John Henry’s mother died when he was an infant and he was then cared for by his uncle John Leachman and his grandmother Lucretia Hale. They moved to a farm in Bolivar, Missouri in 1839. In 1857 John Henry moved to Johnson County and was appointed county clerk and recorder of deeds.
In 1859 he moved to Olathe, Kansas where he was a business man, county treasurer, and cashier of Peoples Savings Bank.
He and his family moved to Kansas City in 1898.
Their oldest child was Ellen Leachman Blake. She’s the one in the middle with the small funky bun and dark circles around her eyes. She was born January 8, 1863. She married Harry Scott Bryan April 19, 1892. They had no children.
Charles Ellis Blake, my mother’s father, was born April 27, 1865. He’s the one with the comely mustache on the top row farthest to the right. He married Susan Everman Browning April 27, 1892. (Good way to never forget your anniversary.)
Charley became a sheet-metal worker and owned Blake Sheet Metal Works from 1894 to 1945 when he retired. That is now in the Westport shopping area of Kansas City, Missouri.
They had five children, who I knew and loved as my close Aunts and Uncles.
The tall man in the top row above John Henry Blake is his son John Littleton. He was born June 22, 1870. He married Mallie F. Curry August 19, 1899. They had no children.
Kate Belle is the young woman to the right of the white haired man. She was born November 20, 1872.

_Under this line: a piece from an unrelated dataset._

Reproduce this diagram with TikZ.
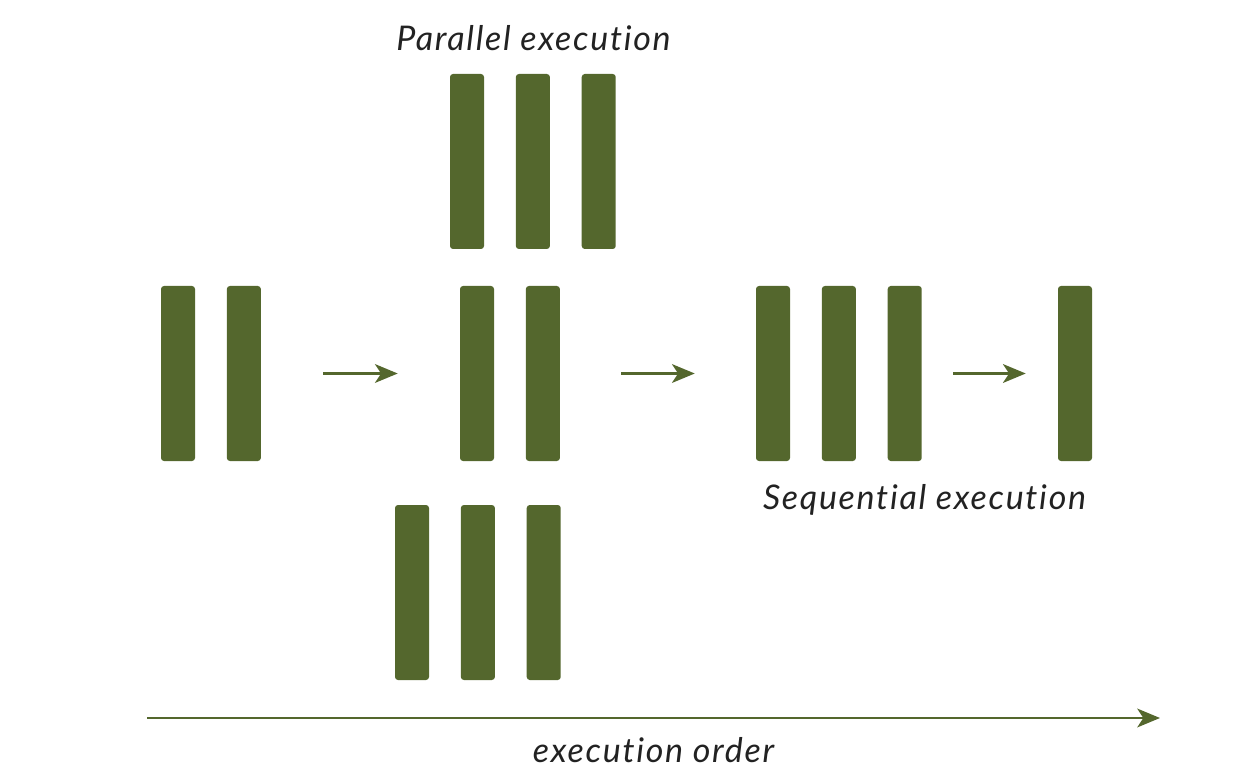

Lotta Raymond (m. Burris) is on the photo’s right side. She was born March 25, 1875. She was a widow and seamstress. When I was young she owned a lovely large home in Westport, then part of Kansas City, Missouri. It had been divided into a duplex. Plus my Aunt Lotty rented a room out in her duplex half to (horrors) a man.
Thomas Henry, the albino, was born October 1, 1880. He owned a cabin in Missouri I often heard about as a child. For some reason, until I was in highschool I thought a book had been written about it because the family often talked about “Uncle Tom’s cabin”.
Frederick Foote, born May 20, 1886, is the child on the bottom row. He was kicked at a young age by a horse and then had a metal plate put in his head. Because of that he sometimes had seizures.
As a child, I knew several of these Victorian appearing people. As my Mother was born late to Charles Ellis and I was born late in her life, to me they seemed old, distant and scary.
Most are buried in Olathe Memorial Cemetary.